→ WHAT IS REQUIRED
Beneath this instruction is a block of data; output from it exactly the lines that run from the one containing "Generate a Python" through the one containing "assert len(disch_days) == len(disch_ph)", inclusive.

→ SUPPLIED MATERIAL
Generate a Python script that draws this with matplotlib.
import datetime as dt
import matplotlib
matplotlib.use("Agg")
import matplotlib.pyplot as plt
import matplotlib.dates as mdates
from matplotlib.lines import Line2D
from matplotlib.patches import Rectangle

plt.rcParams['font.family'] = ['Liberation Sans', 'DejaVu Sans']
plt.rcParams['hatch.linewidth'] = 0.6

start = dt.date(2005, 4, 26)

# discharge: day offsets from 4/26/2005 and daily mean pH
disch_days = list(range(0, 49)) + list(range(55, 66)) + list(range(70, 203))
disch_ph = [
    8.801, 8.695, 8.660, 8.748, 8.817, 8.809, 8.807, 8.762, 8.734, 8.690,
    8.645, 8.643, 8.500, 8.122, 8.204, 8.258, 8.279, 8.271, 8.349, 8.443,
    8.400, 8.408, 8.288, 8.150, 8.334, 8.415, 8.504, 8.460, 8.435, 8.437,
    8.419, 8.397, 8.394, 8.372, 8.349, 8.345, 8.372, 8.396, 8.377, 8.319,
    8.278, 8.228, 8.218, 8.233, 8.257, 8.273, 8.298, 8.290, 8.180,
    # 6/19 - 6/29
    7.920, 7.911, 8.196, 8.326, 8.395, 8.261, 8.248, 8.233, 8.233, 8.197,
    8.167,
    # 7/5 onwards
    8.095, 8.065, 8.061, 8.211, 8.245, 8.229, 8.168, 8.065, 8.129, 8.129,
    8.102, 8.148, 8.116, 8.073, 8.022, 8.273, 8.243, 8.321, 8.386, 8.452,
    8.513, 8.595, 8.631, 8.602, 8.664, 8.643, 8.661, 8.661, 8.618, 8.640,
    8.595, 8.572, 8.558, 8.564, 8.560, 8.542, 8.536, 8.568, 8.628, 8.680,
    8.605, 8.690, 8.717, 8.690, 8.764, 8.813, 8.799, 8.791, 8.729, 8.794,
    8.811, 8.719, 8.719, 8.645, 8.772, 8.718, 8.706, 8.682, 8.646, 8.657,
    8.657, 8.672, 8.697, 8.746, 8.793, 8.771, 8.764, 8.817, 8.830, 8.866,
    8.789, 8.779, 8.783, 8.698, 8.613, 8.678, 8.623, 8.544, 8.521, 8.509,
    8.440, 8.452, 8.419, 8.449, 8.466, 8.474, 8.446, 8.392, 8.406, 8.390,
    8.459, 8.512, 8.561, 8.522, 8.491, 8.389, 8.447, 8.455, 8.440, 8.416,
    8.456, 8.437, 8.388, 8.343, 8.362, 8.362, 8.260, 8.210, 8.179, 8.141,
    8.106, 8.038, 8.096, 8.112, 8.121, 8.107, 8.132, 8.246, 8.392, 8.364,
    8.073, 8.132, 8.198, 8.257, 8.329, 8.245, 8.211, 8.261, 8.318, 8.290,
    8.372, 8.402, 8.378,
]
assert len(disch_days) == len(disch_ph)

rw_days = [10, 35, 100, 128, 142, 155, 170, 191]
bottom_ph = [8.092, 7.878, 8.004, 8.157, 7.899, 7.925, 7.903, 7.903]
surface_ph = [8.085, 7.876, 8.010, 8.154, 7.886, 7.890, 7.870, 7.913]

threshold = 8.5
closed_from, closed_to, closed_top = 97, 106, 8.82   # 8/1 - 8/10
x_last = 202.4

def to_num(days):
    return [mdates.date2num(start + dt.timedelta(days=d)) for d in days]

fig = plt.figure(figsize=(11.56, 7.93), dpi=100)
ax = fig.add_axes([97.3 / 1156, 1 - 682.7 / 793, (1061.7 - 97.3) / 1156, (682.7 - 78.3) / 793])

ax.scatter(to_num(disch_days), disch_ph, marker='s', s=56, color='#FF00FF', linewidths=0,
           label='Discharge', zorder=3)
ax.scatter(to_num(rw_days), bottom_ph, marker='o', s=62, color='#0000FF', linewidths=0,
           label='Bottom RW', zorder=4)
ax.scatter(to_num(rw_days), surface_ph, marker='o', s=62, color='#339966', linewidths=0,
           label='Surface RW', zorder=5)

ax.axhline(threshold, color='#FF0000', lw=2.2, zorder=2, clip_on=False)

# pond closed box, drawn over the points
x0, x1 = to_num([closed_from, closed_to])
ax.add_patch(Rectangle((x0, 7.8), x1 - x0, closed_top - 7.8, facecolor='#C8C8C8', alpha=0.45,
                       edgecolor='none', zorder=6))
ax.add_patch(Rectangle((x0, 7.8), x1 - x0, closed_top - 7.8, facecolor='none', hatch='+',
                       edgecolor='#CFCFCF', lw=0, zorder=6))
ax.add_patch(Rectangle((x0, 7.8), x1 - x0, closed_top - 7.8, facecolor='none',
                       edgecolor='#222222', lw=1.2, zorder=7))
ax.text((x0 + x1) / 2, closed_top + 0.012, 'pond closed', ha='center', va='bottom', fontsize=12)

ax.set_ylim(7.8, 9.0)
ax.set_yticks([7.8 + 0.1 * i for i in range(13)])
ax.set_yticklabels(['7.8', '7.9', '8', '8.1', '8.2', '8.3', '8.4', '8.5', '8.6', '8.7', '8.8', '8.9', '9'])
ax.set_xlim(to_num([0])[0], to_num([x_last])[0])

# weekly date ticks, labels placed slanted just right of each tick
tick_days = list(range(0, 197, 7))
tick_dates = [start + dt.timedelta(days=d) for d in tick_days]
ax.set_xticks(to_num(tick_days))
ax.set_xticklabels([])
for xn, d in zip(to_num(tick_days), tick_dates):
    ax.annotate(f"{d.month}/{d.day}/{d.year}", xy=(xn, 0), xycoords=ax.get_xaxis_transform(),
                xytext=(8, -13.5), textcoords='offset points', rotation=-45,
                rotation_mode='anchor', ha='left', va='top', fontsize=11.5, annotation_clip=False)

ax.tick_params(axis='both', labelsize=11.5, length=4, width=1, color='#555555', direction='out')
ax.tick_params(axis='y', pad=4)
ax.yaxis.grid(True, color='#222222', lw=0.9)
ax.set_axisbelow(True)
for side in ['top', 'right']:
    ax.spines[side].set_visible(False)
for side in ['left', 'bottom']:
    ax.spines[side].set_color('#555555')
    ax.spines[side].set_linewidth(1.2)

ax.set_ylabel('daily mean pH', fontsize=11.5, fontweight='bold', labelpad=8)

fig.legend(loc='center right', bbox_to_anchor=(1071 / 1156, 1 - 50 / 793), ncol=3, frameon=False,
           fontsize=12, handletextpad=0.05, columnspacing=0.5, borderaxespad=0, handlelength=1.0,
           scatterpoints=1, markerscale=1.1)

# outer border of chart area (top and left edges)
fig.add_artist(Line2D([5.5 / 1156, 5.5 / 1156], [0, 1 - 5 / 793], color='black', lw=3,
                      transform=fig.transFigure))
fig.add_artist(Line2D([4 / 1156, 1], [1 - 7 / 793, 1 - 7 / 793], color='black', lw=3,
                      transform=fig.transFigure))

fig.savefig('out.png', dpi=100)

...

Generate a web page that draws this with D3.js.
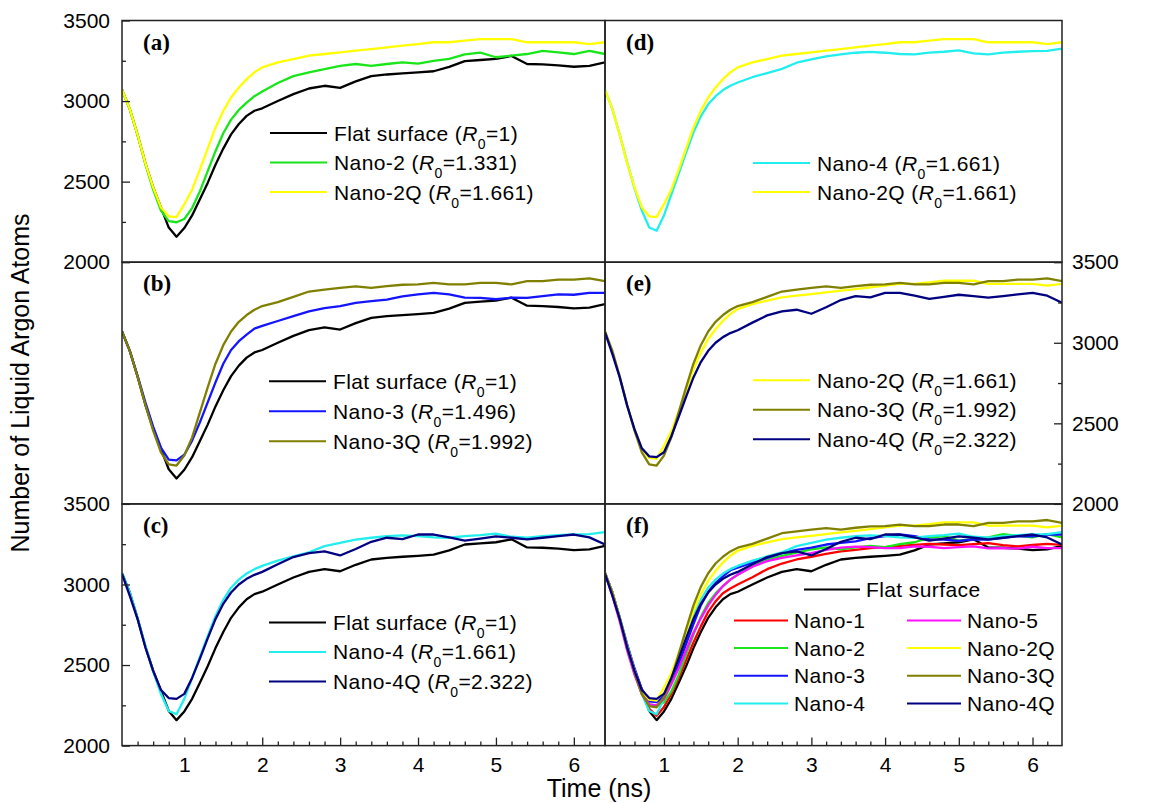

---

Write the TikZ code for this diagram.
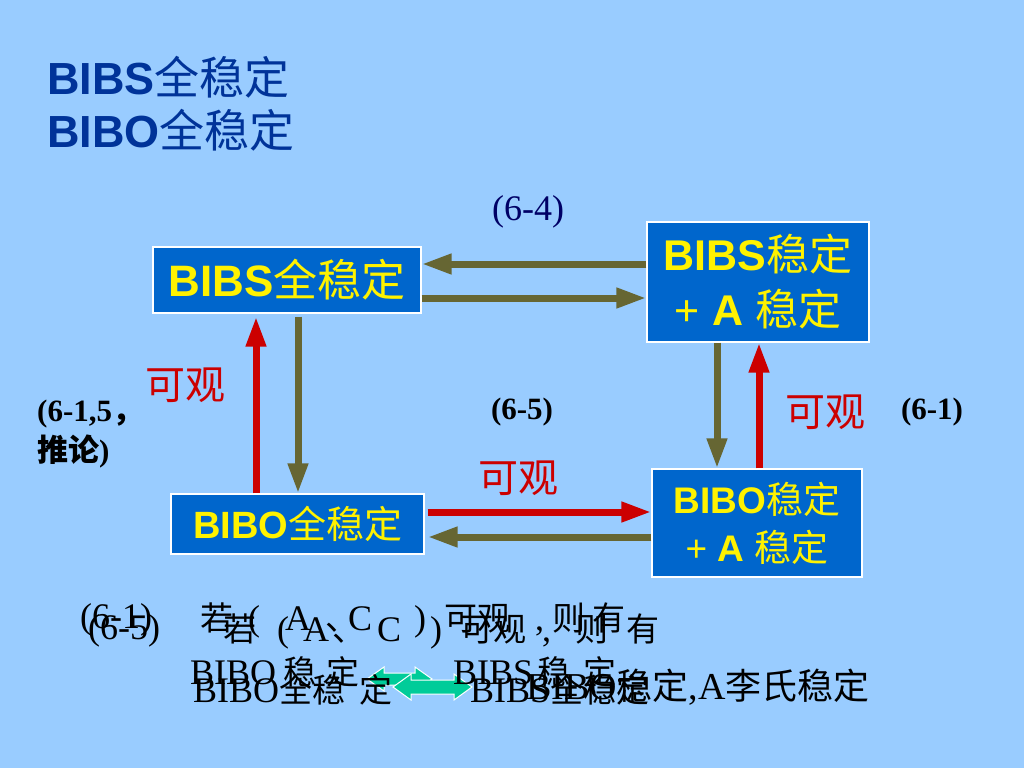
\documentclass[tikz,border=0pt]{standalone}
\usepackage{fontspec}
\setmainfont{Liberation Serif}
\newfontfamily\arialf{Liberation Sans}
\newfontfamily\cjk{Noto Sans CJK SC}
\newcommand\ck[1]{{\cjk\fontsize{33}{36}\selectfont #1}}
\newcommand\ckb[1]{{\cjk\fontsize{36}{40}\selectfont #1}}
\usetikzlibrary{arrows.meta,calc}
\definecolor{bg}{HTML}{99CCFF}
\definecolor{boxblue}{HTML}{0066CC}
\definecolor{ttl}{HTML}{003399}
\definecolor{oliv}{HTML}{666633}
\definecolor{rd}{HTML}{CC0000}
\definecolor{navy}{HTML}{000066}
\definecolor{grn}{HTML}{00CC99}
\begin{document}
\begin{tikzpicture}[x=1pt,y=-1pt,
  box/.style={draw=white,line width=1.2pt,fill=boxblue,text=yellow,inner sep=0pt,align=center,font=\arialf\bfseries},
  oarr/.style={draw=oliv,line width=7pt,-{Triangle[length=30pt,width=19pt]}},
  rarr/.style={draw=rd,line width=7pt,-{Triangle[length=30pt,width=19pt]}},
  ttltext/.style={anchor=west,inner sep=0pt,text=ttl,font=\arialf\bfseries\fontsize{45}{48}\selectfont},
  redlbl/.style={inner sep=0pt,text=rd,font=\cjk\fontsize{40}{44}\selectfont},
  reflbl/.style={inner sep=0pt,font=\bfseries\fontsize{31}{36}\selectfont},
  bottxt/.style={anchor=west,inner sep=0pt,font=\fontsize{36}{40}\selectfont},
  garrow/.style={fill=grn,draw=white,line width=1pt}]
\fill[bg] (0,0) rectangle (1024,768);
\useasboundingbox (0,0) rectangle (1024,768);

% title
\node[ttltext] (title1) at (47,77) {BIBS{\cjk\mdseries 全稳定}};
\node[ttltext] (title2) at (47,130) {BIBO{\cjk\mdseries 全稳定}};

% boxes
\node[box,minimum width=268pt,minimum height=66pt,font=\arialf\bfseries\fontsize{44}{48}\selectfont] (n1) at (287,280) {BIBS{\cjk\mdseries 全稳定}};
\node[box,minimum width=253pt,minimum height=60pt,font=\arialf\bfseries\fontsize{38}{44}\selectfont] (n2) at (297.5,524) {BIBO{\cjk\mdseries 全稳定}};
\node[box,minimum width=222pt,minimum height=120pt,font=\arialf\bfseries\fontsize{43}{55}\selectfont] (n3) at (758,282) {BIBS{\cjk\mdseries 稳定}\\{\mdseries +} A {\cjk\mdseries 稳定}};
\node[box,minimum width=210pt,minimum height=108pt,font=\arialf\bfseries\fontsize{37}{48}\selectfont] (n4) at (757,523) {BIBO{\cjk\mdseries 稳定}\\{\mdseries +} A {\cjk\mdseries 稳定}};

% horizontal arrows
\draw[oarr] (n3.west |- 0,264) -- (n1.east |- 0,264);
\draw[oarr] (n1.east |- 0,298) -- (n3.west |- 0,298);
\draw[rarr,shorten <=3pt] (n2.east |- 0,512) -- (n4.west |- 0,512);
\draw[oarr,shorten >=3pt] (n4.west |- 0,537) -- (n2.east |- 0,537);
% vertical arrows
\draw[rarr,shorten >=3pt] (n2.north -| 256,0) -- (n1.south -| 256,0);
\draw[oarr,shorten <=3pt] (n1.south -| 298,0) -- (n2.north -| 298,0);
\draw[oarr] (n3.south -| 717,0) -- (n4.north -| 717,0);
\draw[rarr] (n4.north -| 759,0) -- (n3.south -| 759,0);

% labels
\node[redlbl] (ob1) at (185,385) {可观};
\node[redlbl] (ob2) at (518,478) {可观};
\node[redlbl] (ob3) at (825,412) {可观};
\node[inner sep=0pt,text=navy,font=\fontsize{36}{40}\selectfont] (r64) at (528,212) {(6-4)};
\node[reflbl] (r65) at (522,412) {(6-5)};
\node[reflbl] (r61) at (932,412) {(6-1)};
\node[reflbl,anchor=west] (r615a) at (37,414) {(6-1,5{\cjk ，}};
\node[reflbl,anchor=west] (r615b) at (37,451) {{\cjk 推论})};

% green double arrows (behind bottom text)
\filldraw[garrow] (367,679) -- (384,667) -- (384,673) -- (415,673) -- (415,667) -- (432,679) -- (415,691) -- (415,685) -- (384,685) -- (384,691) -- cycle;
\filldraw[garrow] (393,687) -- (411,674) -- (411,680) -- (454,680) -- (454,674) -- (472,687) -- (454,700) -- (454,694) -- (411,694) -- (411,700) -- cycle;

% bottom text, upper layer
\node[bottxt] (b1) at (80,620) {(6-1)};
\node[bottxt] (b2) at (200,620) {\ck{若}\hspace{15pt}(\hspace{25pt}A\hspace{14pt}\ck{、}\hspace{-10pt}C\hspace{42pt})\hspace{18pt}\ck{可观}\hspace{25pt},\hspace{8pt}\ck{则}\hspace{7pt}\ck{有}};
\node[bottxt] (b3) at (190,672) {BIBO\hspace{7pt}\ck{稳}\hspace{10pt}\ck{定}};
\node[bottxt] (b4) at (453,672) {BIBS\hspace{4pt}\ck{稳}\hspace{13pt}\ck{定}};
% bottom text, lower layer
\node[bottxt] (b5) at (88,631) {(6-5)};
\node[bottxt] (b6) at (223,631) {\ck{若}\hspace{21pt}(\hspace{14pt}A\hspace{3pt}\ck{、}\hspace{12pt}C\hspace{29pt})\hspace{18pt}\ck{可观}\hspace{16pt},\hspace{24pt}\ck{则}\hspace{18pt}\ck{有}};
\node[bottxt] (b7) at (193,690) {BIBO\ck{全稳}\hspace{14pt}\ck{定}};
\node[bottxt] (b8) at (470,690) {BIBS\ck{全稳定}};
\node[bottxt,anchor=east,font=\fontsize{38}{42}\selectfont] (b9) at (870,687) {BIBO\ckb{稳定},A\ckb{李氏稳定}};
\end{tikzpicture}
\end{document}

→ THE COMPLETED TASK
Generate a Python script that draws this with matplotlib.
import datetime as dt
import matplotlib
matplotlib.use("Agg")
import matplotlib.pyplot as plt
import matplotlib.dates as mdates
from matplotlib.lines import Line2D
from matplotlib.patches import Rectangle

plt.rcParams['font.family'] = ['Liberation Sans', 'DejaVu Sans']
plt.rcParams['hatch.linewidth'] = 0.6

start = dt.date(2005, 4, 26)

# discharge: day offsets from 4/26/2005 and daily mean pH
disch_days = list(range(0, 49)) + list(range(55, 66)) + list(range(70, 203))
disch_ph = [
    8.801, 8.695, 8.660, 8.748, 8.817, 8.809, 8.807, 8.762, 8.734, 8.690,
    8.645, 8.643, 8.500, 8.122, 8.204, 8.258, 8.279, 8.271, 8.349, 8.443,
    8.400, 8.408, 8.288, 8.150, 8.334, 8.415, 8.504, 8.460, 8.435, 8.437,
    8.419, 8.397, 8.394, 8.372, 8.349, 8.345, 8.372, 8.396, 8.377, 8.319,
    8.278, 8.228, 8.218, 8.233, 8.257, 8.273, 8.298, 8.290, 8.180,
    # 6/19 - 6/29
    7.920, 7.911, 8.196, 8.326, 8.395, 8.261, 8.248, 8.233, 8.233, 8.197,
    8.167,
    # 7/5 onwards
    8.095, 8.065, 8.061, 8.211, 8.245, 8.229, 8.168, 8.065, 8.129, 8.129,
    8.102, 8.148, 8.116, 8.073, 8.022, 8.273, 8.243, 8.321, 8.386, 8.452,
    8.513, 8.595, 8.631, 8.602, 8.664, 8.643, 8.661, 8.661, 8.618, 8.640,
    8.595, 8.572, 8.558, 8.564, 8.560, 8.542, 8.536, 8.568, 8.628, 8.680,
    8.605, 8.690, 8.717, 8.690, 8.764, 8.813, 8.799, 8.791, 8.729, 8.794,
    8.811, 8.719, 8.719, 8.645, 8.772, 8.718, 8.706, 8.682, 8.646, 8.657,
    8.657, 8.672, 8.697, 8.746, 8.793, 8.771, 8.764, 8.817, 8.830, 8.866,
    8.789, 8.779, 8.783, 8.698, 8.613, 8.678, 8.623, 8.544, 8.521, 8.509,
    8.440, 8.452, 8.419, 8.449, 8.466, 8.474, 8.446, 8.392, 8.406, 8.390,
    8.459, 8.512, 8.561, 8.522, 8.491, 8.389, 8.447, 8.455, 8.440, 8.416,
    8.456, 8.437, 8.388, 8.343, 8.362, 8.362, 8.260, 8.210, 8.179, 8.141,
    8.106, 8.038, 8.096, 8.112, 8.121, 8.107, 8.132, 8.246, 8.392, 8.364,
    8.073, 8.132, 8.198, 8.257, 8.329, 8.245, 8.211, 8.261, 8.318, 8.290,
    8.372, 8.402, 8.378,
]
assert len(disch_days) == len(disch_ph)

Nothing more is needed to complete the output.